What the task requires:
Locate each line in the records containing "this". Copy it.

Record extracts:
◆ ◆ ◆ ◆ ◆
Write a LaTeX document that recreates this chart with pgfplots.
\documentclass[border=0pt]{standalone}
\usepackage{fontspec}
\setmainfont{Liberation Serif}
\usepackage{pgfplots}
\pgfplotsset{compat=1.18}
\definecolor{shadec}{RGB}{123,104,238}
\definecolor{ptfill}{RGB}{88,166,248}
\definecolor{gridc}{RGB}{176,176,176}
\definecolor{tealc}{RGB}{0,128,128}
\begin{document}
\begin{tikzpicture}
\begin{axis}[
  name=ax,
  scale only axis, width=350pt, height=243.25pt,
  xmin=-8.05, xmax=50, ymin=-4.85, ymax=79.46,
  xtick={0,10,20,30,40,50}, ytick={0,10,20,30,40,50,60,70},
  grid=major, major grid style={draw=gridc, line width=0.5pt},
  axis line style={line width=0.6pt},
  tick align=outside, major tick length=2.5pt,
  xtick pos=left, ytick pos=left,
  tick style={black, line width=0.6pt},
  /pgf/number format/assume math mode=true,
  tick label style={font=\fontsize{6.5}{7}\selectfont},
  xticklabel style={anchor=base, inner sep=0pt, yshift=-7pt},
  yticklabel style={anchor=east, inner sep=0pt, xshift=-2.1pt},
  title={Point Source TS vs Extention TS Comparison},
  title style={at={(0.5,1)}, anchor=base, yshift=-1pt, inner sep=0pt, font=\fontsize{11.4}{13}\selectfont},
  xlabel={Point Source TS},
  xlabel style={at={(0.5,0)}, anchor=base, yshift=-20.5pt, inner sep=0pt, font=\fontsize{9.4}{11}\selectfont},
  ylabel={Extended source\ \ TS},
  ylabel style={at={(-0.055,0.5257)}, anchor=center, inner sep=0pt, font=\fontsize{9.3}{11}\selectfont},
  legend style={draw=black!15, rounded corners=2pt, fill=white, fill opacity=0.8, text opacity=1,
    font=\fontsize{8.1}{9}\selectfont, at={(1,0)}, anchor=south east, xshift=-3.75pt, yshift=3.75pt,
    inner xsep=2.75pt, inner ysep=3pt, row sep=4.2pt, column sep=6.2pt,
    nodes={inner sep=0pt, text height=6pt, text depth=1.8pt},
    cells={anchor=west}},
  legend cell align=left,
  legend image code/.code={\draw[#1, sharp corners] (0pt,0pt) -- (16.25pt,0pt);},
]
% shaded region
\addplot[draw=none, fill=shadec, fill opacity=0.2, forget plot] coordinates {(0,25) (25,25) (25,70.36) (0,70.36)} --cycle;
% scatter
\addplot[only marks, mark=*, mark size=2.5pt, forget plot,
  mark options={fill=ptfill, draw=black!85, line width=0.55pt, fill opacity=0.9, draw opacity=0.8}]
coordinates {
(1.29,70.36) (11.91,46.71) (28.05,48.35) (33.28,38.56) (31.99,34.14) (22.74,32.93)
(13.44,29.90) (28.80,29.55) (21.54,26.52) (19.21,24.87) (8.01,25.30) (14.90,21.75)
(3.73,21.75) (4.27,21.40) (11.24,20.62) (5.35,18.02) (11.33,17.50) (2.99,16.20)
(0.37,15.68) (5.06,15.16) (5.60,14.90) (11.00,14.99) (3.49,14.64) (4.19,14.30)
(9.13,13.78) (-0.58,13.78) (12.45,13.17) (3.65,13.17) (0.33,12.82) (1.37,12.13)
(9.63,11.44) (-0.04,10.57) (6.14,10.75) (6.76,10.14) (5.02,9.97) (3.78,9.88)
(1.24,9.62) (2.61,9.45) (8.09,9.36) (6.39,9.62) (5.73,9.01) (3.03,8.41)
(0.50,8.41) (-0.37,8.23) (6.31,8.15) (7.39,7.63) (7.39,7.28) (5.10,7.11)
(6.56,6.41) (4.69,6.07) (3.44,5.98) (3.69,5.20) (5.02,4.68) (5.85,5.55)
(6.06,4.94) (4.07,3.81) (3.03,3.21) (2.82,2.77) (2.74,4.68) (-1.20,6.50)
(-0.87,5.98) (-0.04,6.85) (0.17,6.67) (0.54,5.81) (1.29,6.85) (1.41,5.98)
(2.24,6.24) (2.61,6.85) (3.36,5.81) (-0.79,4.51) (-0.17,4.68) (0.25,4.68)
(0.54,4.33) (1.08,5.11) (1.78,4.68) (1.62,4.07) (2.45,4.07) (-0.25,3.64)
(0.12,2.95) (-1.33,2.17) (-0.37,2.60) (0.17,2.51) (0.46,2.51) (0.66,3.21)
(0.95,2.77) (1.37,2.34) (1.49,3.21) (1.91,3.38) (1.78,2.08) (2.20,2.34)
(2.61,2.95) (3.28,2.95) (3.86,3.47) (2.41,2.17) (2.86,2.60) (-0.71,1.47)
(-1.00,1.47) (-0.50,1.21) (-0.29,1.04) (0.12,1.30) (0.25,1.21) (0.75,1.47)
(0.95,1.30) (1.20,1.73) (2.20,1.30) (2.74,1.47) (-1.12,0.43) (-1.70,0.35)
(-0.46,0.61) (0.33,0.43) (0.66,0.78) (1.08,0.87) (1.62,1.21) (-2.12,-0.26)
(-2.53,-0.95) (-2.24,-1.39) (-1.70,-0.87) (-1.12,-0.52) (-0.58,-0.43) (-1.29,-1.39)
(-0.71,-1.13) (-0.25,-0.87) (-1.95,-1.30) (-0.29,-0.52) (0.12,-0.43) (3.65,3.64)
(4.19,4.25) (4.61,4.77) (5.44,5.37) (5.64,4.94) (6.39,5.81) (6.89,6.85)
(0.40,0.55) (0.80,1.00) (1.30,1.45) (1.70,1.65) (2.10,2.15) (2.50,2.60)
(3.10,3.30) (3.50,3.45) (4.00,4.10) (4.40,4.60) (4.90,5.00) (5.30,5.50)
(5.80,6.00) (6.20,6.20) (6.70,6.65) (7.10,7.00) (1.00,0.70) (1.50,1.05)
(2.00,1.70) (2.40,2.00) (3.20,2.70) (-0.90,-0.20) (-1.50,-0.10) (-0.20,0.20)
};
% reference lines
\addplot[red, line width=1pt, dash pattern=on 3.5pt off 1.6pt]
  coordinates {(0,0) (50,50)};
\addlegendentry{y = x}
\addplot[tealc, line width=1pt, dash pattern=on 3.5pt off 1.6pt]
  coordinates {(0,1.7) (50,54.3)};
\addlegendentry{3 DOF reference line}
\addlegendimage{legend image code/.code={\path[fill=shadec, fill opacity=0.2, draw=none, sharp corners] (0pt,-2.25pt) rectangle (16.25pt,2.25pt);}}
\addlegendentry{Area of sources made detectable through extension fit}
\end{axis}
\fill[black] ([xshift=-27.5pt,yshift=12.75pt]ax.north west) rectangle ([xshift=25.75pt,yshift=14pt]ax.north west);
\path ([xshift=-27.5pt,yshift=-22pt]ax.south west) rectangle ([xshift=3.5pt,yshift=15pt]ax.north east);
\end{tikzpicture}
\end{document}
◆ ◆ ◆ ◆ ◆
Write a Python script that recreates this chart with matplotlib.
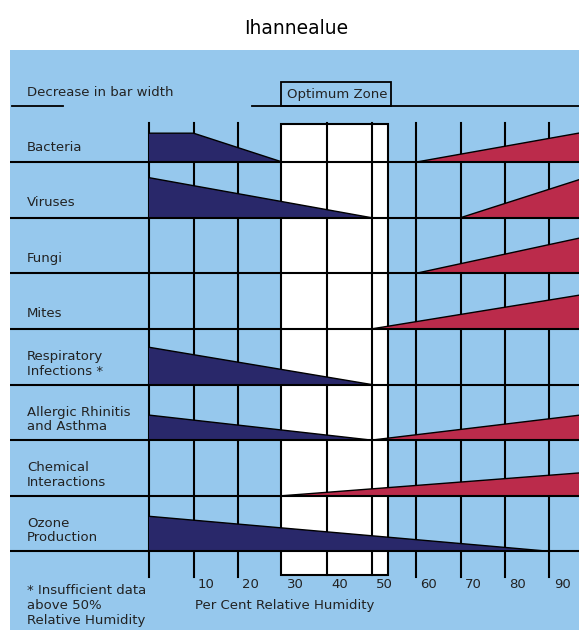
◆ ◆ ◆ ◆ ◆
Exercise output:
Write a LaTeX document that recreates this chart with pgfplots.
Write a Python script that recreates this chart with matplotlib.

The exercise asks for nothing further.